> _The problem_
Transcribe the listing in full, excluding any pictures.
--- start of Data excerpt ---
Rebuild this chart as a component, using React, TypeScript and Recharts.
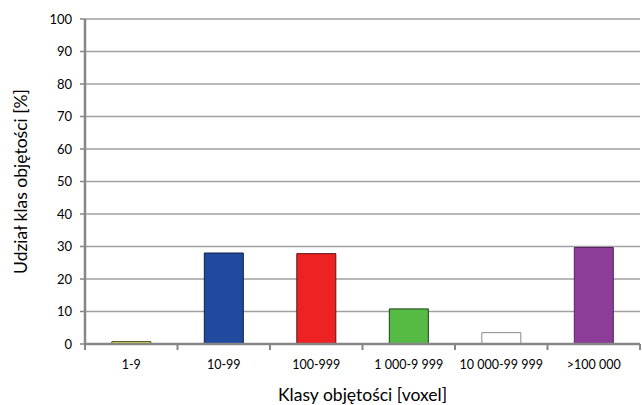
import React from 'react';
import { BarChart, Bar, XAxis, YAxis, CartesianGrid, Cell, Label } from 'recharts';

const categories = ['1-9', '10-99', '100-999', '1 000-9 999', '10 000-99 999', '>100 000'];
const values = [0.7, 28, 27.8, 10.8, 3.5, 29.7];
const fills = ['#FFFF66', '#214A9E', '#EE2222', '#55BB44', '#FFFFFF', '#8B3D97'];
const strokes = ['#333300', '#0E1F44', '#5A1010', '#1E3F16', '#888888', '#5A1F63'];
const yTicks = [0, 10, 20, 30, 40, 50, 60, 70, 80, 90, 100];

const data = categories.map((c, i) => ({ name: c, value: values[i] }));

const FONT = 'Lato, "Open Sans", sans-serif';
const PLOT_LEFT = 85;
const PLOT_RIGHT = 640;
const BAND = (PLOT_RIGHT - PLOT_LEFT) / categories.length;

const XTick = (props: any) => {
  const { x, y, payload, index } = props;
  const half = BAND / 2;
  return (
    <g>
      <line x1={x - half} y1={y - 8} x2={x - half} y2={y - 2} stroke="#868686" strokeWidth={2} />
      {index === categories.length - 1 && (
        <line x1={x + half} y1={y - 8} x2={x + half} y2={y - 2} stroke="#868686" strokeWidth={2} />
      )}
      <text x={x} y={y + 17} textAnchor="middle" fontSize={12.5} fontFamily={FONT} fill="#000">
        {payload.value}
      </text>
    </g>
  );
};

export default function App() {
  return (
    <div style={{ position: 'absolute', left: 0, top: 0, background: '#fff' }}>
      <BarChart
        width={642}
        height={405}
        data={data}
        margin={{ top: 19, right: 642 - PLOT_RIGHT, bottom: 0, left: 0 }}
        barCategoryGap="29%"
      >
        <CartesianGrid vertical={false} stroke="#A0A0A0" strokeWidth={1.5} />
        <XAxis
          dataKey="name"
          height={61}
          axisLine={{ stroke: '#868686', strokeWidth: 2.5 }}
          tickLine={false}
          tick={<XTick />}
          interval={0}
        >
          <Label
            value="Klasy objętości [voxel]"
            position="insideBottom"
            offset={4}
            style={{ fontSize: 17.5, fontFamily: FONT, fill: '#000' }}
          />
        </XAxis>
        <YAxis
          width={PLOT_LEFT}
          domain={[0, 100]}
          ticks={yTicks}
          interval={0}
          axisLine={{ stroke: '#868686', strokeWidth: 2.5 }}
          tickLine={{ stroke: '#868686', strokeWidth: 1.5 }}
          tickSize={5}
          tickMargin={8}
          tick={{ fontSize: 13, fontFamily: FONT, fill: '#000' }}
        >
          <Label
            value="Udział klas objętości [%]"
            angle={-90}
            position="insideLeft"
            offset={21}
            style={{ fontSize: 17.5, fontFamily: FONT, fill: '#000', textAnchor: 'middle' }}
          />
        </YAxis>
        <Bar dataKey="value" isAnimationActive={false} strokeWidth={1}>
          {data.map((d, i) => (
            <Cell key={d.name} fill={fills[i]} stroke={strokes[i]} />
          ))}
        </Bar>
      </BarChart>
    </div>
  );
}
--- end of Data excerpt ---
> _Answer to this problem_
Rebuild this chart as a component, using React, TypeScript and Recharts.
import React from 'react';
import { BarChart, Bar, XAxis, YAxis, CartesianGrid, Cell, Label } from 'recharts';

const categories = ['1-9', '10-99', '100-999', '1 000-9 999', '10 000-99 999', '>100 000'];
const values = [0.7, 28, 27.8, 10.8, 3.5, 29.7];
const fills = ['#FFFF66', '#214A9E', '#EE2222', '#55BB44', '#FFFFFF', '#8B3D97'];
const strokes = ['#333300', '#0E1F44', '#5A1010', '#1E3F16', '#888888', '#5A1F63'];
const yTicks = [0, 10, 20, 30, 40, 50, 60, 70, 80, 90, 100];

const data = categories.map((c, i) => ({ name: c, value: values[i] }));

const FONT = 'Lato, "Open Sans", sans-serif';
const PLOT_LEFT = 85;
const PLOT_RIGHT = 640;
const BAND = (PLOT_RIGHT - PLOT_LEFT) / categories.length;

const XTick = (props: any) => {
  const { x, y, payload, index } = props;
  const half = BAND / 2;
  return (
    <g>
      <line x1={x - half} y1={y - 8} x2={x - half} y2={y - 2} stroke="#868686" strokeWidth={2} />
      {index === categories.length - 1 && (
        <line x1={x + half} y1={y - 8} x2={x + half} y2={y - 2} stroke="#868686" strokeWidth={2} />
      )}
      <text x={x} y={y + 17} textAnchor="middle" fontSize={12.5} fontFamily={FONT} fill="#000">
        {payload.value}
      </text>
    </g>
  );
};

export default function App() {
  return (
    <div style={{ position: 'absolute', left: 0, top: 0, background: '#fff' }}>
      <BarChart
        width={642}
        height={405}
        data={data}
        margin={{ top: 19, right: 642 - PLOT_RIGHT, bottom: 0, left: 0 }}
        barCategoryGap="29%"
      >
        <CartesianGrid vertical={false} stroke="#A0A0A0" strokeWidth={1.5} />
        <XAxis
          dataKey="name"
          height={61}
          axisLine={{ stroke: '#868686', strokeWidth: 2.5 }}
          tickLine={false}
          tick={<XTick />}
          interval={0}
        >
          <Label
            value="Klasy objętości [voxel]"
            position="insideBottom"
            offset={4}
            style={{ fontSize: 17.5, fontFamily: FONT, fill: '#000' }}
          />
        </XAxis>
        <YAxis
          width={PLOT_LEFT}
          domain={[0, 100]}
          ticks={yTicks}
          interval={0}
          axisLine={{ stroke: '#868686', strokeWidth: 2.5 }}
          tickLine={{ stroke: '#868686', strokeWidth: 1.5 }}
          tickSize={5}
          tickMargin={8}
          tick={{ fontSize: 13, fontFamily: FONT, fill: '#000' }}
        >
          <Label
            value="Udział klas objętości [%]"
            angle={-90}
            position="insideLeft"
            offset={21}
            style={{ fontSize: 17.5, fontFamily: FONT, fill: '#000', textAnchor: 'middle' }}
          />
        </YAxis>
        <Bar dataKey="value" isAnimationActive={false} strokeWidth={1}>
          {data.map((d, i) => (
            <Cell key={d.name} fill={fills[i]} stroke={strokes[i]} />
          ))}
        </Bar>
      </BarChart>
    </div>
  );
}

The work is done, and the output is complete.